Data lines:
####################

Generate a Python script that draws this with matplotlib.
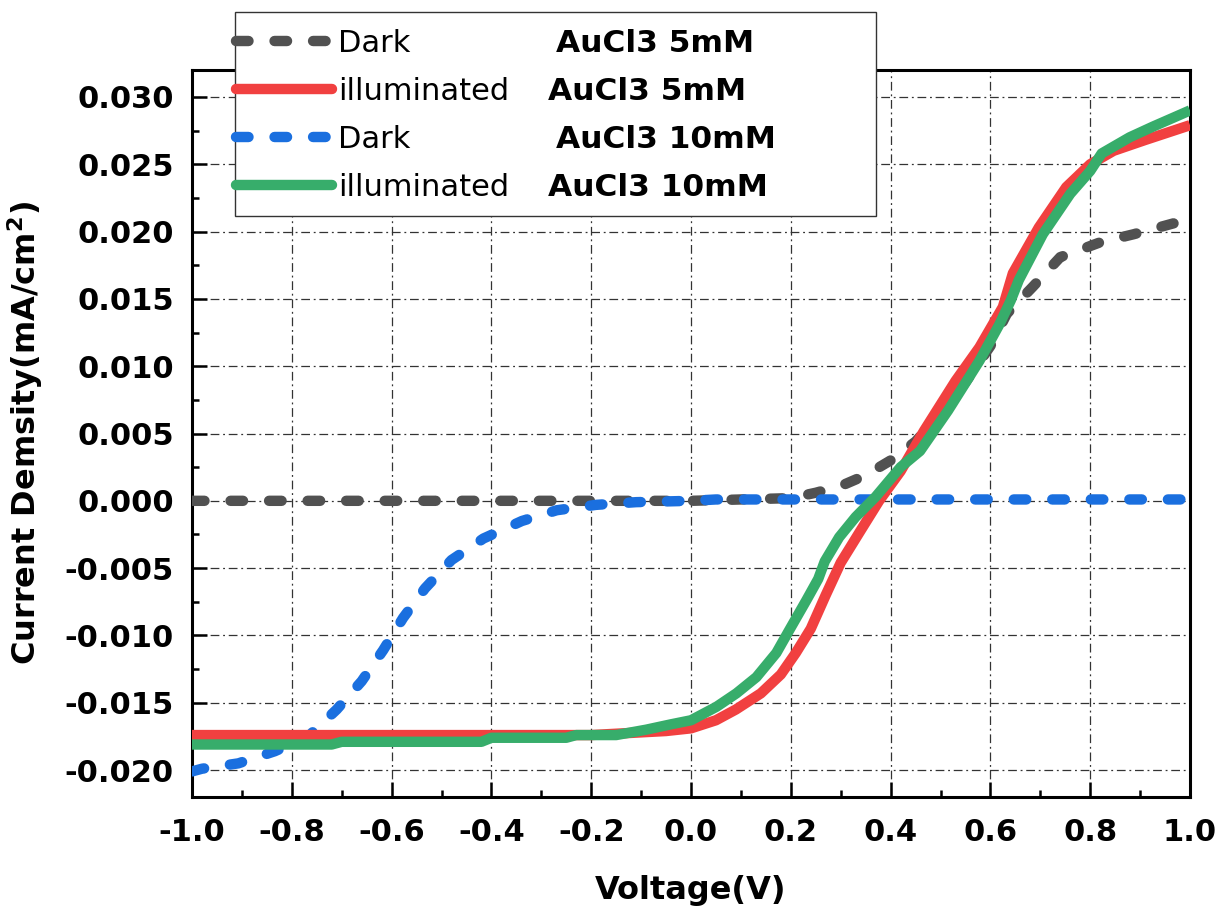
import matplotlib
matplotlib.use("Agg")
import matplotlib.pyplot as plt
from matplotlib.lines import Line2D
from matplotlib.patches import Rectangle
from matplotlib.ticker import MultipleLocator, FormatStrFormatter

plt.rcParams['font.family'] = ['DejaVu Sans']
plt.rcParams['axes.unicode_minus'] = False

# ---------------- data ----------------
v_dark5 = [-1.0, -0.8, -0.6, -0.4, -0.2, 0.0, 0.1, 0.2, 0.25, 0.3, 0.35, 0.4, 0.45, 0.5,
           0.55, 0.6, 0.633, 0.685, 0.74, 0.82, 0.887, 0.966, 1.0]
j_dark5 = [0.0, 0.0, 0.0, 0.0, 0.0, 0.0, 0.0001, 0.0002, 0.0006, 0.0011, 0.0019, 0.0030, 0.0044, 0.0064,
           0.0088, 0.0115, 0.0139, 0.0159, 0.0181, 0.0192, 0.0198, 0.0206, 0.0208]

v_dark10 = [-1.0, -0.98, -0.907, -0.834, -0.767, -0.71, -0.66, -0.617, -0.577, -0.533, -0.48,
            -0.416, -0.339, -0.269, -0.19, -0.11, 0.0, 0.05, 0.2, 0.4, 0.6, 0.8, 1.0]
j_dark10 = [-0.0201, -0.0199, -0.0195, -0.0186, -0.0175, -0.0155, -0.0134, -0.0111, -0.0087, -0.0065, -0.0044,
            -0.0028, -0.0015, -0.0007, -0.0003, -0.0001, 0.0, 0.0001, 0.0001, 0.0001, 0.0001, 0.0001, 0.0001]

v_ill5 = [-1.0, -0.4, -0.2, -0.1, -0.05, 0.0, 0.05, 0.09, 0.14, 0.18, 0.21, 0.24, 0.27, 0.30, 0.34,
          0.377, 0.42, 0.467, 0.53, 0.578, 0.625, 0.645, 0.697, 0.752, 0.80, 0.847, 0.91, 1.0]
j_ill5 = [-0.0174, -0.0174, -0.0174, -0.0172, -0.0171, -0.0169, -0.0163, -0.0155, -0.0143, -0.0129, -0.0113,
          -0.0095, -0.0070, -0.0046, -0.0022, 0.0, 0.0022, 0.0052, 0.0089, 0.0114, 0.0144, 0.0169, 0.0203,
          0.0233, 0.0250, 0.0260, 0.0268, 0.0279]

v_ill10 = [-1.0, -0.72, -0.70, -0.42, -0.40, -0.25, -0.23, -0.15, -0.09, -0.04, 0.0, 0.051, 0.091, 0.131,
           0.171, 0.197, 0.231, 0.255, 0.268, 0.297, 0.33, 0.37, 0.42, 0.459, 0.515, 0.578, 0.618, 0.641,
           0.657, 0.705, 0.76, 0.80, 0.823, 0.879, 0.926, 1.0]
j_ill10 = [-0.0181, -0.0181, -0.0179, -0.0179, -0.0176, -0.0176, -0.0174, -0.0174, -0.0170, -0.0166, -0.0163,
           -0.0153, -0.0143, -0.0131, -0.0113, -0.0096, -0.0074, -0.0058, -0.0045, -0.0027, -0.0012, 0.0003,
           0.0025, 0.0037, 0.0067, 0.0104, 0.0131, 0.0149, 0.0164, 0.0198, 0.0228, 0.0245, 0.0258, 0.0270,
           0.0278, 0.0290]

legend_names = ["Dark", "illuminated", "Dark", "illuminated"]
legend_bold = ["AuCl3 5mM", "AuCl3 5mM", "AuCl3 10mM", "AuCl3 10mM"]
x_label = "Voltage(V)"
y_label = r"Current Demsity(mA/cm$^{\mathbf{2}}$)"

# ---------------- style ----------------
c_grey, c_red, c_blue, c_green = "#515151", "#F14040", "#1A6FDF", "#37AD6B"
LW = 7.5
DASH = (1.2, 2.5)

W, H = 1229, 923
fig = plt.figure(figsize=(W / 100, H / 100), dpi=100)
ax = fig.add_axes([192 / W, 1 - 797 / H, (1190 - 192) / W, (797 - 70) / H])

ax.plot(v_dark5, j_dark5, color=c_grey, lw=LW, dashes=DASH, dash_capstyle='round', zorder=3)
ax.plot(v_dark10, j_dark10, color=c_blue, lw=LW, dashes=DASH, dash_capstyle='round', zorder=4)
ax.plot(v_ill5, j_ill5, color=c_red, lw=LW, solid_capstyle='butt', zorder=5)
ax.plot(v_ill10, j_ill10, color=c_green, lw=LW, solid_capstyle='butt', zorder=6)

ax.set_xlim(-1.0, 1.0)
ax.set_ylim(-0.022, 0.032)
ax.xaxis.set_major_locator(MultipleLocator(0.2))
ax.xaxis.set_minor_locator(MultipleLocator(0.1))
ax.yaxis.set_major_locator(MultipleLocator(0.005))
ax.yaxis.set_minor_locator(MultipleLocator(0.0025))
ax.xaxis.set_major_formatter(FormatStrFormatter('%.1f'))
ax.yaxis.set_major_formatter(FormatStrFormatter('%.3f'))

ax.grid(True, which='major', color='#333333', lw=0.9, linestyle=(0, (7, 3, 1.5, 3)), zorder=1)
ax.set_axisbelow(True)

for s in ax.spines.values():
    s.set_linewidth(2.2)
ax.tick_params(which='both', direction='in', top=False, right=False, width=1.8)
ax.tick_params(which='major', length=11)
ax.tick_params(which='minor', length=5)
ax.tick_params(axis='x', which='major', pad=15, labelsize=22)
ax.tick_params(axis='y', which='major', pad=13, labelsize=22)
for lab in ax.get_xticklabels() + ax.get_yticklabels():
    lab.set_fontweight('bold')

ax.set_xlabel(x_label, fontsize=23, fontweight='bold', labelpad=20)
ax.set_ylabel(y_label, fontsize=23, fontweight='bold', labelpad=14)

# ---------------- legend ----------------
frame = Rectangle((235 / W, 1 - 216 / H), (876 - 235) / W, (216 - 12) / H,
                  transform=fig.transFigure, facecolor='white', edgecolor='#333333',
                  lw=1.0, zorder=4)
fig.add_artist(frame)

handles = [
    Line2D([], [], color=c_grey, lw=LW, dashes=DASH, dash_capstyle='round'),
    Line2D([], [], color=c_red, lw=LW, solid_capstyle='round'),
    Line2D([], [], color=c_blue, lw=LW, dashes=DASH, dash_capstyle='round'),
    Line2D([], [], color=c_green, lw=LW, solid_capstyle='round'),
]
leg = fig.legend(handles, legend_names, loc='upper left',
                 bbox_to_anchor=(236 / W, 1 - 29 / H), bbox_transform=fig.transFigure,
                 frameon=False, fontsize=22, handlelength=3.15, handletextpad=0.2,
                 labelspacing=0.62, borderpad=0.0, borderaxespad=0.0)
leg.set_zorder(6)

fig.canvas.draw()
bold_x = [556, 548, 556, 548]
for t, txt, bx in zip(leg.get_texts(), legend_bold, bold_x):
    bb = t.get_window_extent()
    yc = (bb.y0 + bb.y1) / 2 / H
    fig.text(bx / W, yc, txt, fontsize=22.5, fontweight='bold', va='center', ha='left', zorder=7)

fig.savefig("out.png", dpi=100)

####################

Exercise directions:
Each line from the top of the material through the line containing "plt.rcParams['axes.unicode_minus'] = False" should be reproduced exactly; please drop any images.

Answer for this exercise:
Generate a Python script that draws this with matplotlib.
import matplotlib
matplotlib.use("Agg")
import matplotlib.pyplot as plt
from matplotlib.lines import Line2D
from matplotlib.patches import Rectangle
from matplotlib.ticker import MultipleLocator, FormatStrFormatter

plt.rcParams['font.family'] = ['DejaVu Sans']
plt.rcParams['axes.unicode_minus'] = False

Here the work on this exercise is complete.